When we were relieved I was surprised to find I could hardly walk. I’d had no sleep and now that all the excitement was over I felt done up. I was warned to attend an inquiry into charges of ‘sleeping on duty’ made against several of our men. An officer had been down the trench and found no one awake. I cannot say whether the inquiry was held or not. Most of these men were wounded or killed in the afternoon – but I should have been delighted to attend. From my diary I could prove that the men had only been allowed twenty-two hours’ sleep in eight days. The Captain had aroused me myself at 4 a.m. and without a rifle or hat – and you should never take your equipment off in the trenches! I stood sleeping on my feet, my head resting on my arms folded on the parapet. When he woke me I had absolutely no idea where I was!

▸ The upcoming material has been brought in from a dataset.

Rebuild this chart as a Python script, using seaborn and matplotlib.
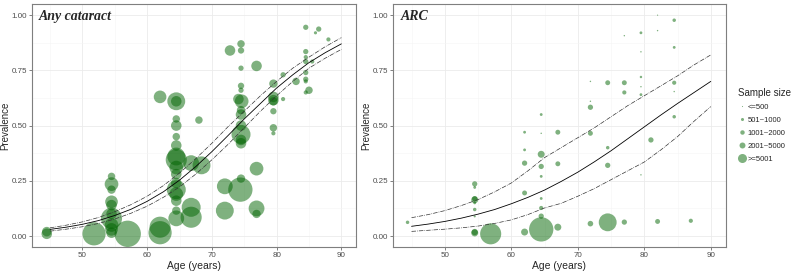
import matplotlib
matplotlib.use("Agg")
import matplotlib.pyplot as plt
from matplotlib.lines import Line2D
import seaborn as sns
import pandas as pd

# Any cataract: study points (age, prevalence, sample size)
any_age = [44.5, 44.5, 51.8, 57.0,
           54.5, 54.5, 54.5, 54.5, 54.5, 54.5, 54.5, 54.5, 54.5, 54.5,
           62.0, 62.0, 62.0,
           64.5, 64.5, 64.5, 64.5, 64.5, 64.5, 64.5, 64.5, 64.5, 64.5, 64.5, 64.5, 64.5, 64.5, 64.5, 64.5,
           66.8, 66.8, 66.8, 68.0, 68.4,
           72.0, 72.0, 72.8,
           74.5, 74.5, 74.5, 74.5, 74.5, 74.1, 74.6, 74.5, 74.5, 74.5, 74.5, 74.5, 74.5, 74.5, 74.4,
           76.9, 76.9, 76.9, 76.9,
           79.5, 79.5, 79.5, 79.5, 79.5, 79.5, 79.5,
           81.0, 81.0, 83.0,
           84.5, 84.5, 84.5, 84.5, 84.5, 84.5, 84.5, 84.5, 85.0, 86.0, 86.5, 85.5, 88.0]
any_prev = [0.01, 0.02, 0.01, 0.01,
            0.27, 0.235, 0.21, 0.155, 0.14, 0.10, 0.08, 0.05, 0.03, 0.015,
            0.04, 0.015, 0.63,
            0.61, 0.61, 0.53, 0.50, 0.45, 0.41, 0.36, 0.345, 0.31, 0.28, 0.24, 0.21, 0.19, 0.16, 0.115, 0.08,
            0.13, 0.085, 0.33, 0.525, 0.32,
            0.115, 0.225, 0.84,
            0.87, 0.84, 0.76, 0.68, 0.66, 0.62, 0.61, 0.57, 0.55, 0.50, 0.46, 0.435, 0.42, 0.26, 0.21,
            0.77, 0.305, 0.125, 0.10,
            0.69, 0.63, 0.615, 0.61, 0.565, 0.49, 0.465,
            0.73, 0.62, 0.70,
            0.945, 0.835, 0.81, 0.79, 0.74, 0.71, 0.70, 0.65, 0.66, 0.92, 0.937, 0.79, 0.89]
any_n = [3200, 2600, 15500, 20000,
         1600, 5400, 2000, 4600, 3200, 3200, 12800, 5400, 4600, 3200,
         12800, 15500, 4600,
         9200, 3200, 1600, 3200, 1600, 3200, 9200, 12800, 5400, 3200, 3200, 10400, 5400, 3200, 2000, 7200,
         10400, 12800, 7200, 1600, 9200,
         9200, 7200, 3200,
         1600, 1150, 800, 1150, 800, 3200, 5400, 2000, 3200, 3200, 10400, 3200, 3200, 2000, 17000,
         3200, 5400, 7200, 2000,
         2000, 3200, 3200, 2000, 1150, 1600, 500,
         800, 500, 1600,
         800, 800, 500, 800, 800, 800, 500, 500, 1600, 290, 800, 500, 500]

# ARC: study points
arc_age = [44.4,
           54.5, 54.5, 54.5, 54.5, 54.5, 54.5, 54.5, 54.5, 54.5,
           56.9,
           62.0, 62.0, 62.0, 62.0, 62.0,
           64.5, 64.5, 64.5, 64.5, 64.5, 64.5, 64.5, 64.5, 64.5,
           67.0, 67.0, 67.0,
           71.9, 71.9, 71.9, 71.9, 71.9,
           74.5, 74.5, 74.5, 74.5,
           77.0, 77.0, 77.0, 77.0,
           79.5, 79.5, 79.5, 79.5, 79.5, 79.5,
           81.0, 82.0, 82.0, 82.0,
           84.5, 84.5, 84.5, 84.5, 84.5, 87.0]
arc_prev = [0.062,
            0.236, 0.22, 0.169, 0.164, 0.15, 0.12, 0.089, 0.018, 0.014,
            0.01,
            0.47, 0.39, 0.33, 0.195, 0.018,
            0.55, 0.465, 0.37, 0.315, 0.27, 0.17, 0.127, 0.09, 0.03,
            0.47, 0.327, 0.04,
            0.70, 0.61, 0.583, 0.465, 0.056,
            0.694, 0.40, 0.32, 0.062,
            0.907, 0.694, 0.65, 0.063,
            0.92, 0.834, 0.72, 0.676, 0.64, 0.277,
            0.435, 1.00, 0.93, 0.066,
            0.977, 0.854, 0.694, 0.654, 0.54, 0.069]
arc_n = [350,
         800, 230, 800, 1400, 230, 350, 130, 1150, 1400,
         12800,
         230, 230, 800, 700, 1400,
         230, 60, 1400, 800, 230, 230, 500, 800, 17000,
         700, 700, 1400,
         60, 60, 800, 700, 900,
         700, 350, 800, 9200,
         60, 700, 500, 800,
         230, 60, 170, 60, 230, 60,
         800, 40, 60, 700,
         350, 230, 500, 60, 350, 500]

# fitted curves with 95% limits
fit_age = [45, 47.5, 50, 52.5, 55, 57.5, 60, 62.5, 65, 67.5, 70, 72.5, 75, 77.5, 80, 82.5, 85, 87.5, 90]
any_fit = [0.030, 0.040, 0.053, 0.070, 0.093, 0.121, 0.157, 0.200, 0.253, 0.314, 0.382, 0.455,
           0.530, 0.600, 0.670, 0.730, 0.785, 0.830, 0.870]
any_upper = [0.037, 0.049, 0.064, 0.084, 0.110, 0.142, 0.180, 0.228, 0.285, 0.350, 0.420, 0.495,
             0.565, 0.635, 0.700, 0.760, 0.810, 0.857, 0.898]
any_lower = [0.022, 0.031, 0.042, 0.057, 0.077, 0.103, 0.135, 0.175, 0.222, 0.280, 0.345, 0.415,
             0.490, 0.565, 0.635, 0.700, 0.760, 0.805, 0.845]
arc_fit = [0.044, 0.054, 0.066, 0.081, 0.099, 0.120, 0.146, 0.175, 0.208, 0.247, 0.289, 0.336,
           0.386, 0.440, 0.494, 0.548, 0.600, 0.650, 0.700]
arc_upper = [0.083, 0.097, 0.115, 0.138, 0.165, 0.200, 0.240, 0.295, 0.355, 0.400, 0.445, 0.490,
             0.540, 0.590, 0.635, 0.680, 0.725, 0.775, 0.820]
arc_lower = [0.021, 0.026, 0.031, 0.037, 0.045, 0.057, 0.073, 0.097, 0.127, 0.148, 0.180, 0.215,
             0.255, 0.295, 0.335, 0.390, 0.450, 0.520, 0.586]

size_labels = ["<=500", "501~1000", "1001~2000", "2001~5000", ">=5001"]

sns.set_style("white")
plt.rcParams["font.family"] = ["Liberation Sans", "DejaVu Sans"]

fig = plt.figure(figsize=(7.97, 2.73), dpi=100)
ax1 = fig.add_axes([0.040, 0.095, 0.407, 0.890])
ax2 = fig.add_axes([0.493, 0.095, 0.418, 0.890])

green = "#006400"
panels = [
    (ax1, any_age, any_prev, any_n, any_fit, any_upper, any_lower, "Any cataract", -0.068),
    (ax2, arc_age, arc_prev, arc_n, arc_fit, arc_upper, arc_lower, "ARC", -0.066),
]

for ax, age, prev, n, fit, up, lo, title, ylab_x in panels:
    pts = pd.DataFrame({"age": age, "prev": prev, "n": n})
    sns.scatterplot(data=pts, x="age", y="prev", size="n", sizes=(0, 360),
                    size_norm=(0, 20000), color=green, alpha=0.5,
                    linewidth=0, legend=False, ax=ax, zorder=3)
    curves = pd.DataFrame({"age": fit_age, "fit": fit, "up": up, "lo": lo})
    sns.lineplot(data=curves, x="age", y="fit", color="black", lw=0.6, ax=ax, zorder=4)
    sns.lineplot(data=curves, x="age", y="up", color="#333333", lw=0.5,
                 linestyle="-.", ax=ax, zorder=4)
    sns.lineplot(data=curves, x="age", y="lo", color="#333333", lw=0.5,
                 linestyle="-.", ax=ax, zorder=4)

    ax.set_xlim(42.2, 92.3)
    ax.set_ylim(-0.05, 1.05)
    ax.set_xticks([50, 60, 70, 80, 90])
    ax.set_xticks([45, 55, 65, 75, 85], minor=True)
    ax.set_yticks([0, 0.25, 0.5, 0.75, 1.0])
    ax.set_yticks([0.125, 0.375, 0.625, 0.875], minor=True)
    ax.set_yticklabels(["0.00", "0.25", "0.50", "0.75", "1.00"])
    ax.grid(True, which="major", color="#EBEBEB", lw=0.6, zorder=0)
    ax.grid(True, which="minor", color="#F5F5F5", lw=0.4, zorder=0)
    ax.set_axisbelow(True)
    ax.tick_params(axis="both", which="major", labelsize=5.8, colors="#4D4D4D",
                   length=2, width=0.5, pad=1.5, bottom=True, left=True)
    ax.tick_params(axis="both", which="minor", length=0)
    for sp in ax.spines.values():
        sp.set_color("#7F7F7F")
        sp.set_linewidth(0.8)
    ax.set_xlabel("Age (years)", fontsize=7.5, labelpad=1.5)
    ax.set_ylabel("Prevalence", fontsize=7)
    ax.yaxis.set_label_coords(ylab_x, 0.5)
    ax.text(0.022, 0.975, title, transform=ax.transAxes, ha="left", va="top",
            fontsize=10, fontweight="bold", fontstyle="italic",
            family=["Liberation Serif", "DejaVu Serif"], zorder=5)

# legend for sample size classes
leg_ms = [0.8, 2.2, 3.2, 4.3, 6.5]
handles = [Line2D([], [], marker="o", linestyle="", markersize=m, color=green,
                  alpha=0.5, markeredgewidth=0) for m in leg_ms]
fig.legend(handles, size_labels, title="Sample size", loc="upper left",
           bbox_to_anchor=(0.922, 0.69), frameon=False, fontsize=5.5,
           title_fontsize=7, handletextpad=0.3, labelspacing=0.75,
           handlelength=1.0, borderaxespad=0, alignment="left")

fig.savefig("out.png", dpi=100)
plt.close(fig)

Far more work would be done in such a restricted area by dividing the men into two ‘shifts’. The ‘off-shift’ should be left severely alone to make the best of what poor sleep they can get. The ‘on-shift’ would be fresh and alert for work or fighting. As it is, the wakened men are a nuisance, and a positive danger. The nervous start banging away without inquiry, the dazed wander into the way, and the rest ask absurd questions, which is natural when people are suddenly alarmed from a sound sleep. Six cool well-rested men are worth forty startled into action!
They had stayed for almost a week in the battered line round Hooge, grimly digging in and sheltering as best they could from shell-fire that hardly stopped, for the Germans were alert and determined to thwart any ideas the British might entertain of renewing the attack. But the British Command had belatedly learned the lesson that hasty improvisation would not do and that only a well-organised and well-prepared assault could succeed in pushing the enemy out of Hooge and winning back ‘the biggest hole in Belgium’, but they had no intention of entrusting it to the inexperienced volunteers of Kitchener’s Army.